-- start Records --

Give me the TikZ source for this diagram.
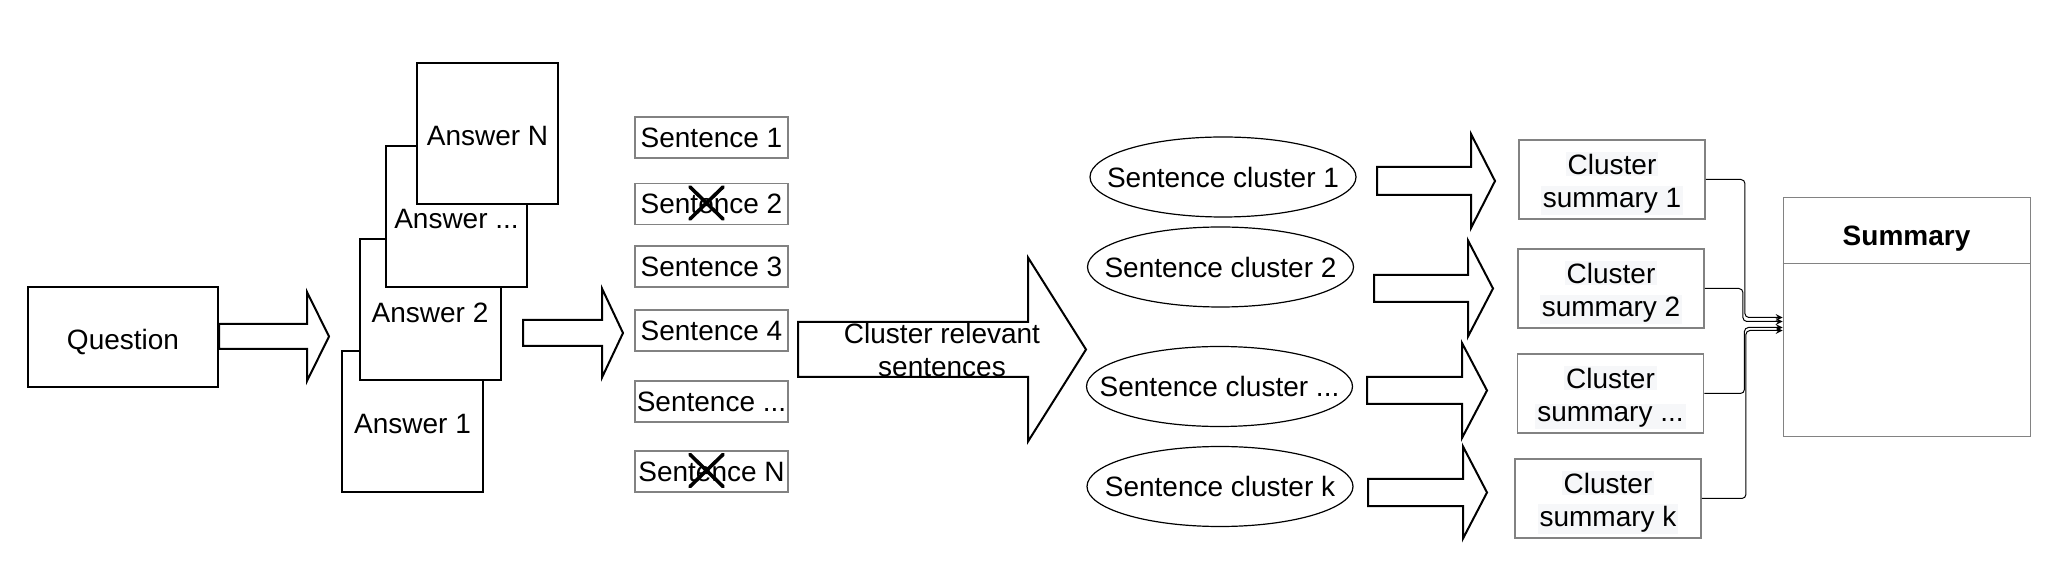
\documentclass[tikz,border=0pt]{standalone}
\usepackage{fontspec}
\setmainfont{Liberation Sans}
\usetikzlibrary{shapes.geometric}
\definecolor{boxgray}{RGB}{130,130,130}
\definecolor{textbg}{RGB}{246,247,249}
\newcommand{\ddd}{...}
\newcommand{\nowidth}[1]{\makebox[0pt]{#1}}
\newcommand{\hl}[1]{{\setlength{\fboxsep}{1pt}\colorbox{textbg}{#1}}}
\newcommand{\blockarr}[6]{%
  \draw[blockarrow] (#1,{#4-#5}) -- (#2,{#4-#5}) -- (#2,{#4-#6}) -- (#3,#4)
    -- (#2,{#4+#6}) -- (#2,{#4+#5}) -- (#1,{#4+#5}) -- cycle;}
\begin{document}
\begin{tikzpicture}[>=stealth, x=0.5pt, y=-0.5pt,
  font=\fontsize{14pt}{16.5pt}\selectfont,
  blackbox/.style={draw, line width=1pt, fill=white, inner sep=0pt, text height=12.2pt, text depth=0pt},
  answerbox/.style={blackbox, minimum width=70.5pt, minimum height=70.5pt},
  sentbox/.style={draw=boxgray, line width=0.75pt, minimum width=76.5pt, minimum height=20.5pt, inner sep=0pt},
  clusterbox/.style={ellipse, draw, line width=0.6pt, minimum width=133pt, minimum height=40pt, inner sep=0pt},
  sumbox/.style={draw=boxgray, line width=0.9pt, minimum width=93pt, minimum height=39.5pt, inner sep=0pt, align=center, text depth=0pt},
  blockarrow/.style={draw, line width=1pt},
  crossmark/.style={line width=1.8pt, line cap=round},
  link/.style={->, line width=0.5pt, rounded corners=2pt}]
\useasboundingbox (0,0) rectangle (2070,576);

\node[blackbox, minimum width=95pt, minimum height=50pt] (question) at (123,337) {Question};
\blockarr{219}{307}{329}{336.5}{12.5}{44.5}

\node[answerbox] (ans1) at (412.5,421.5) {Answer 1};
\node[answerbox] (ans2) at (430,310) {Answer 2};
\node[answerbox] (ans3) at (456.5,216.5) {Answer \ddd};
\node[answerbox] (ansN) at (487.5,133.5) {Answer N};
\blockarr{523}{602}{623}{333}{13}{44.5}

\foreach \i/\lab/\y in {1/1/137.5, 2/2/204, 3/3/266.5, 4/4/330.5, 5/\ddd/401.5, 6/N/471.5}
  \node[sentbox] (s\i) at (711.5,\y) {Sentence \lab};
\foreach \s in {s2,s6}
  \draw[crossmark] ([xshift=-2.5pt,yshift=0.5pt]\s.center) +(-16.5,-16) -- +(16.5,16) +(-16.5,16) -- +(16.5,-16);

\blockarr{798}{1028}{1086}{349.5}{27.5}{92}
\node[align=center] (relevant) at (942,350) {Cluster relevant\\sentences};

\foreach \i/\lab/\x/\y in {1/1/1223/177, 2/2/1220.5/267, 3/\ddd/1219.5/386.5, 4/k/1220/486.5}
  \node[clusterbox] (c\i) at (\x,\y) {\nowidth{Sentence cluster \lab}};

\foreach \a/\b/\c/\y/\s/\h in {1377/1471/1495/181/14/47, 1374/1468/1493/288.5/13.5/48,
    1367/1462/1487/390.5/13.5/47.5, 1368/1463/1487/492.5/13.5/46}
  \blockarr{\a}{\b}{\c}{\y}{\s}{\h};

\foreach \i/\lab/\x/\y in {1/1/1612/179.5, 2/2/1611/288.5, 3/\ddd/1610.5/393.5, 4/k/1608/498.5}
  \node[sumbox] (cs\i) at (\x,\y) {\hl{Cluster}\\\hl{summary \lab}};

\node[draw=boxgray, line width=0.5pt, minimum width=123.5pt, minimum height=119.5pt, inner sep=0pt] (summary) at (1906.5,317.5) {};
\draw[boxgray, line width=0.5pt] ([yshift=-33pt]summary.north west) -- ([yshift=-33pt]summary.north east);
\node[anchor=base, font=\fontsize{14pt}{16.5pt}\selectfont\bfseries] (sumtitle) at (1906.5,246) {Summary};

\foreach \i/\dx/\dy in {1/39/0pt, 2/38/-2pt, 3/40/-5pt, 4/44/-6.5pt}
  \draw[link] (cs\i.east) -- ++(\dx,0) |- ([yshift=\dy]summary.west);
\end{tikzpicture}
\end{document}
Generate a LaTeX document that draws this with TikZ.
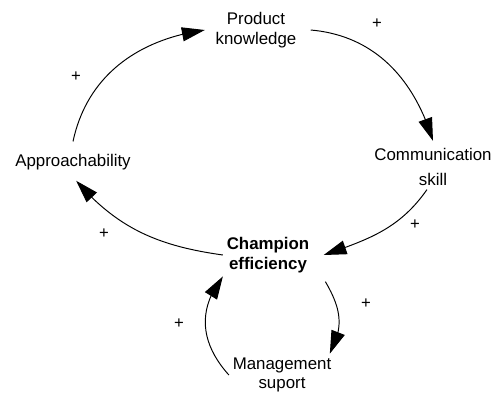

-- end Records --

=== Task prompt ===
Quote the preceding listing precisely and completely, omitting its images.

=== In response ===
Give me the TikZ source for this diagram.
\documentclass[tikz,border=0pt]{standalone}
\usepackage{fontspec}
\setmainfont{Liberation Sans}
\usetikzlibrary{shapes.geometric}
\definecolor{boxgray}{RGB}{130,130,130}
\definecolor{textbg}{RGB}{246,247,249}
\newcommand{\ddd}{...}
\newcommand{\nowidth}[1]{\makebox[0pt]{#1}}
\newcommand{\hl}[1]{{\setlength{\fboxsep}{1pt}\colorbox{textbg}{#1}}}
\newcommand{\blockarr}[6]{%
  \draw[blockarrow] (#1,{#4-#5}) -- (#2,{#4-#5}) -- (#2,{#4-#6}) -- (#3,#4)
    -- (#2,{#4+#6}) -- (#2,{#4+#5}) -- (#1,{#4+#5}) -- cycle;}
\begin{document}
\begin{tikzpicture}[>=stealth, x=0.5pt, y=-0.5pt,
  font=\fontsize{14pt}{16.5pt}\selectfont,
  blackbox/.style={draw, line width=1pt, fill=white, inner sep=0pt, text height=12.2pt, text depth=0pt},
  answerbox/.style={blackbox, minimum width=70.5pt, minimum height=70.5pt},
  sentbox/.style={draw=boxgray, line width=0.75pt, minimum width=76.5pt, minimum height=20.5pt, inner sep=0pt},
  clusterbox/.style={ellipse, draw, line width=0.6pt, minimum width=133pt, minimum height=40pt, inner sep=0pt},
  sumbox/.style={draw=boxgray, line width=0.9pt, minimum width=93pt, minimum height=39.5pt, inner sep=0pt, align=center, text depth=0pt},
  blockarrow/.style={draw, line width=1pt},
  crossmark/.style={line width=1.8pt, line cap=round},
  link/.style={->, line width=0.5pt, rounded corners=2pt}]
\useasboundingbox (0,0) rectangle (2070,576);

\node[blackbox, minimum width=95pt, minimum height=50pt] (question) at (123,337) {Question};
\blockarr{219}{307}{329}{336.5}{12.5}{44.5}

\node[answerbox] (ans1) at (412.5,421.5) {Answer 1};
\node[answerbox] (ans2) at (430,310) {Answer 2};
\node[answerbox] (ans3) at (456.5,216.5) {Answer \ddd};
\node[answerbox] (ansN) at (487.5,133.5) {Answer N};
\blockarr{523}{602}{623}{333}{13}{44.5}

\foreach \i/\lab/\y in {1/1/137.5, 2/2/204, 3/3/266.5, 4/4/330.5, 5/\ddd/401.5, 6/N/471.5}
  \node[sentbox] (s\i) at (711.5,\y) {Sentence \lab};
\foreach \s in {s2,s6}
  \draw[crossmark] ([xshift=-2.5pt,yshift=0.5pt]\s.center) +(-16.5,-16) -- +(16.5,16) +(-16.5,16) -- +(16.5,-16);

\blockarr{798}{1028}{1086}{349.5}{27.5}{92}
\node[align=center] (relevant) at (942,350) {Cluster relevant\\sentences};

\foreach \i/\lab/\x/\y in {1/1/1223/177, 2/2/1220.5/267, 3/\ddd/1219.5/386.5, 4/k/1220/486.5}
  \node[clusterbox] (c\i) at (\x,\y) {\nowidth{Sentence cluster \lab}};

\foreach \a/\b/\c/\y/\s/\h in {1377/1471/1495/181/14/47, 1374/1468/1493/288.5/13.5/48,
    1367/1462/1487/390.5/13.5/47.5, 1368/1463/1487/492.5/13.5/46}
  \blockarr{\a}{\b}{\c}{\y}{\s}{\h};

\foreach \i/\lab/\x/\y in {1/1/1612/179.5, 2/2/1611/288.5, 3/\ddd/1610.5/393.5, 4/k/1608/498.5}
  \node[sumbox] (cs\i) at (\x,\y) {\hl{Cluster}\\\hl{summary \lab}};

\node[draw=boxgray, line width=0.5pt, minimum width=123.5pt, minimum height=119.5pt, inner sep=0pt] (summary) at (1906.5,317.5) {};
\draw[boxgray, line width=0.5pt] ([yshift=-33pt]summary.north west) -- ([yshift=-33pt]summary.north east);
\node[anchor=base, font=\fontsize{14pt}{16.5pt}\selectfont\bfseries] (sumtitle) at (1906.5,246) {Summary};

\foreach \i/\dx/\dy in {1/39/0pt, 2/38/-2pt, 3/40/-5pt, 4/44/-6.5pt}
  \draw[link] (cs\i.east) -- ++(\dx,0) |- ([yshift=\dy]summary.west);
\end{tikzpicture}
\end{document}
Generate a LaTeX document that draws this with TikZ.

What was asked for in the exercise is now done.